## COLLECTED MATERIAL:

════════════════════

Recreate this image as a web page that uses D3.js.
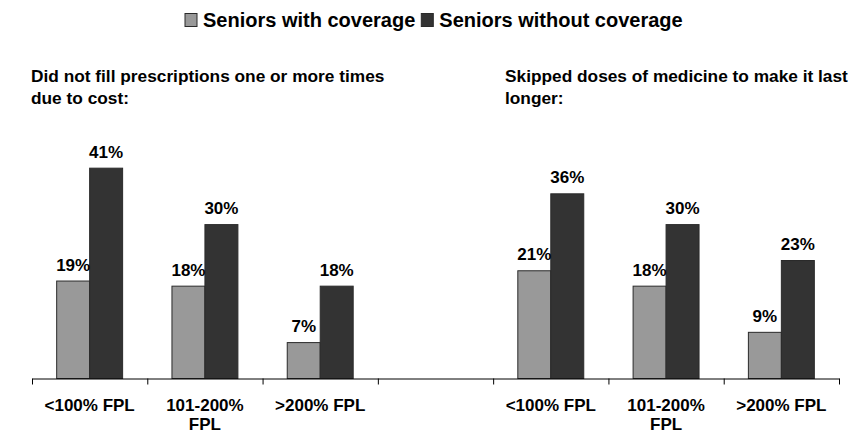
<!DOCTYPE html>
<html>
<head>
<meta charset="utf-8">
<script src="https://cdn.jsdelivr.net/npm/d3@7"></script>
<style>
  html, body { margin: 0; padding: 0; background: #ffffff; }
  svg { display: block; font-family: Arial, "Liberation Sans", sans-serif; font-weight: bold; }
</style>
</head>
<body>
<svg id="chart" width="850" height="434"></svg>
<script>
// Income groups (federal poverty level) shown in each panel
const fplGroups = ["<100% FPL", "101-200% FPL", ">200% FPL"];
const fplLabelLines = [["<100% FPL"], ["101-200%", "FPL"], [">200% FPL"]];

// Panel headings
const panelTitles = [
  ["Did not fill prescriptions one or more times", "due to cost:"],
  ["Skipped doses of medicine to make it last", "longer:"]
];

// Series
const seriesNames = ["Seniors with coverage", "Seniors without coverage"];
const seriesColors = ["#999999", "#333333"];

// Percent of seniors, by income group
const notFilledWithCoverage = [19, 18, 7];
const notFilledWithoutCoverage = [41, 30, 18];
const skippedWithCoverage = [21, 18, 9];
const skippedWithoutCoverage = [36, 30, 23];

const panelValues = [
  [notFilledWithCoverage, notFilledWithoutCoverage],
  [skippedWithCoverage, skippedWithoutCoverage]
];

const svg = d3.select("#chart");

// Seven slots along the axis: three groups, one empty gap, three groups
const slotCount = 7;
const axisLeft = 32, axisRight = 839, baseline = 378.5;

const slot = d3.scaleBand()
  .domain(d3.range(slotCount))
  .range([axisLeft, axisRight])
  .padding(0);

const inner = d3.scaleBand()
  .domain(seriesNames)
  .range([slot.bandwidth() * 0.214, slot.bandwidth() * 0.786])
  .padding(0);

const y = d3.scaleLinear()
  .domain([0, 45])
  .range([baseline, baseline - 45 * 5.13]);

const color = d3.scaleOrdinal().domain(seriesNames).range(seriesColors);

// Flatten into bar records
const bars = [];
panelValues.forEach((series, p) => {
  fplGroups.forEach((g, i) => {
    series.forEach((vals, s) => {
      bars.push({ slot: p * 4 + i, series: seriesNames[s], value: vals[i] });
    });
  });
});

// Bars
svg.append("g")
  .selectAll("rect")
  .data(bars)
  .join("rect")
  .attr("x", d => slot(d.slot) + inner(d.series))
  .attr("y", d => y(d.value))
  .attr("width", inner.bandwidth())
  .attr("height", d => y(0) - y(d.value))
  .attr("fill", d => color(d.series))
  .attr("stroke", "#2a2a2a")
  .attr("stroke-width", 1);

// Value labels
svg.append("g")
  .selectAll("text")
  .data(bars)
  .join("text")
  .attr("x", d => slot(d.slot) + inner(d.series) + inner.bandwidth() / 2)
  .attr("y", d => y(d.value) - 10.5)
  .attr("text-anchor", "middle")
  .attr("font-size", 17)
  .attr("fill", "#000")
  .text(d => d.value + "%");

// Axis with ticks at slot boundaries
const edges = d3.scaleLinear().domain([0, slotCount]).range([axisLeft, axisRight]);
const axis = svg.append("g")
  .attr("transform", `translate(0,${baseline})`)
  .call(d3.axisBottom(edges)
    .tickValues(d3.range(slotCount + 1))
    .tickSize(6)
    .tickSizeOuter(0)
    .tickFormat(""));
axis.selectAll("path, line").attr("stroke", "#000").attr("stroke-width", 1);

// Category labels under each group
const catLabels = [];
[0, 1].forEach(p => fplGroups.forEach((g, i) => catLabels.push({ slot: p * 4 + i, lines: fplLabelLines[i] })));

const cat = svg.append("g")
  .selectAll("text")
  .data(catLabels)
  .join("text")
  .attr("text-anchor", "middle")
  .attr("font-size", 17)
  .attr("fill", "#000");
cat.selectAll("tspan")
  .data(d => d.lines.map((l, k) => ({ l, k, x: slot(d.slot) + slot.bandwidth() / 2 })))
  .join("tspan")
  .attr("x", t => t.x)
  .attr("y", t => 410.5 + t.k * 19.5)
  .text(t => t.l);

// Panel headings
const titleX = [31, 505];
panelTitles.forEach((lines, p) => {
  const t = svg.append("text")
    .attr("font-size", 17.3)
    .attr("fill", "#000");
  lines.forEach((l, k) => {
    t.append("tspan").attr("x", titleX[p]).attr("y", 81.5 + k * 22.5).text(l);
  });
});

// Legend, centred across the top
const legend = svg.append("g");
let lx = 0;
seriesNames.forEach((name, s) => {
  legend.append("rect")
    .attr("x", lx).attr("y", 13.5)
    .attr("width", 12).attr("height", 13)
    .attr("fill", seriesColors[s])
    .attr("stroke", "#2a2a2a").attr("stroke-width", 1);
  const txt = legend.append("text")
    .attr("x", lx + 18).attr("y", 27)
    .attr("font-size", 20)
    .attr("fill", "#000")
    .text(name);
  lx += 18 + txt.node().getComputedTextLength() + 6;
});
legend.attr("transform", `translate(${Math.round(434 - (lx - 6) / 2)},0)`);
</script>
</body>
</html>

════════════════════

## DIRECTION:
Write the listing above out again exactly, dropping each image.

## ANSWER:
Recreate this image as a web page that uses D3.js.
<!DOCTYPE html>
<html>
<head>
<meta charset="utf-8">
<script src="https://cdn.jsdelivr.net/npm/d3@7"></script>
<style>
  html, body { margin: 0; padding: 0; background: #ffffff; }
  svg { display: block; font-family: Arial, "Liberation Sans", sans-serif; font-weight: bold; }
</style>
</head>
<body>
<svg id="chart" width="850" height="434"></svg>
<script>
// Income groups (federal poverty level) shown in each panel
const fplGroups = ["<100% FPL", "101-200% FPL", ">200% FPL"];
const fplLabelLines = [["<100% FPL"], ["101-200%", "FPL"], [">200% FPL"]];

// Panel headings
const panelTitles = [
  ["Did not fill prescriptions one or more times", "due to cost:"],
  ["Skipped doses of medicine to make it last", "longer:"]
];

// Series
const seriesNames = ["Seniors with coverage", "Seniors without coverage"];
const seriesColors = ["#999999", "#333333"];

// Percent of seniors, by income group
const notFilledWithCoverage = [19, 18, 7];
const notFilledWithoutCoverage = [41, 30, 18];
const skippedWithCoverage = [21, 18, 9];
const skippedWithoutCoverage = [36, 30, 23];

const panelValues = [
  [notFilledWithCoverage, notFilledWithoutCoverage],
  [skippedWithCoverage, skippedWithoutCoverage]
];

const svg = d3.select("#chart");

// Seven slots along the axis: three groups, one empty gap, three groups
const slotCount = 7;
const axisLeft = 32, axisRight = 839, baseline = 378.5;

const slot = d3.scaleBand()
  .domain(d3.range(slotCount))
  .range([axisLeft, axisRight])
  .padding(0);

const inner = d3.scaleBand()
  .domain(seriesNames)
  .range([slot.bandwidth() * 0.214, slot.bandwidth() * 0.786])
  .padding(0);

const y = d3.scaleLinear()
  .domain([0, 45])
  .range([baseline, baseline - 45 * 5.13]);

const color = d3.scaleOrdinal().domain(seriesNames).range(seriesColors);

// Flatten into bar records
const bars = [];
panelValues.forEach((series, p) => {
  fplGroups.forEach((g, i) => {
    series.forEach((vals, s) => {
      bars.push({ slot: p * 4 + i, series: seriesNames[s], value: vals[i] });
    });
  });
});

// Bars
svg.append("g")
  .selectAll("rect")
  .data(bars)
  .join("rect")
  .attr("x", d => slot(d.slot) + inner(d.series))
  .attr("y", d => y(d.value))
  .attr("width", inner.bandwidth())
  .attr("height", d => y(0) - y(d.value))
  .attr("fill", d => color(d.series))
  .attr("stroke", "#2a2a2a")
  .attr("stroke-width", 1);

// Value labels
svg.append("g")
  .selectAll("text")
  .data(bars)
  .join("text")
  .attr("x", d => slot(d.slot) + inner(d.series) + inner.bandwidth() / 2)
  .attr("y", d => y(d.value) - 10.5)
  .attr("text-anchor", "middle")
  .attr("font-size", 17)
  .attr("fill", "#000")
  .text(d => d.value + "%");

// Axis with ticks at slot boundaries
const edges = d3.scaleLinear().domain([0, slotCount]).range([axisLeft, axisRight]);
const axis = svg.append("g")
  .attr("transform", `translate(0,${baseline})`)
  .call(d3.axisBottom(edges)
    .tickValues(d3.range(slotCount + 1))
    .tickSize(6)
    .tickSizeOuter(0)
    .tickFormat(""));
axis.selectAll("path, line").attr("stroke", "#000").attr("stroke-width", 1);

// Category labels under each group
const catLabels = [];
[0, 1].forEach(p => fplGroups.forEach((g, i) => catLabels.push({ slot: p * 4 + i, lines: fplLabelLines[i] })));

const cat = svg.append("g")
  .selectAll("text")
  .data(catLabels)
  .join("text")
  .attr("text-anchor", "middle")
  .attr("font-size", 17)
  .attr("fill", "#000");
cat.selectAll("tspan")
  .data(d => d.lines.map((l, k) => ({ l, k, x: slot(d.slot) + slot.bandwidth() / 2 })))
  .join("tspan")
  .attr("x", t => t.x)
  .attr("y", t => 410.5 + t.k * 19.5)
  .text(t => t.l);

// Panel headings
const titleX = [31, 505];
panelTitles.forEach((lines, p) => {
  const t = svg.append("text")
    .attr("font-size", 17.3)
    .attr("fill", "#000");
  lines.forEach((l, k) => {
    t.append("tspan").attr("x", titleX[p]).attr("y", 81.5 + k * 22.5).text(l);
  });
});

// Legend, centred across the top
const legend = svg.append("g");
let lx = 0;
seriesNames.forEach((name, s) => {
  legend.append("rect")
    .attr("x", lx).attr("y", 13.5)
    .attr("width", 12).attr("height", 13)
    .attr("fill", seriesColors[s])
    .attr("stroke", "#2a2a2a").attr("stroke-width", 1);
  const txt = legend.append("text")
    .attr("x", lx + 18).attr("y", 27)
    .attr("font-size", 20)
    .attr("fill", "#000")
    .text(name);
  lx += 18 + txt.node().getComputedTextLength() + 6;
});
legend.attr("transform", `translate(${Math.round(434 - (lx - 6) / 2)},0)`);
</script>
</body>
</html>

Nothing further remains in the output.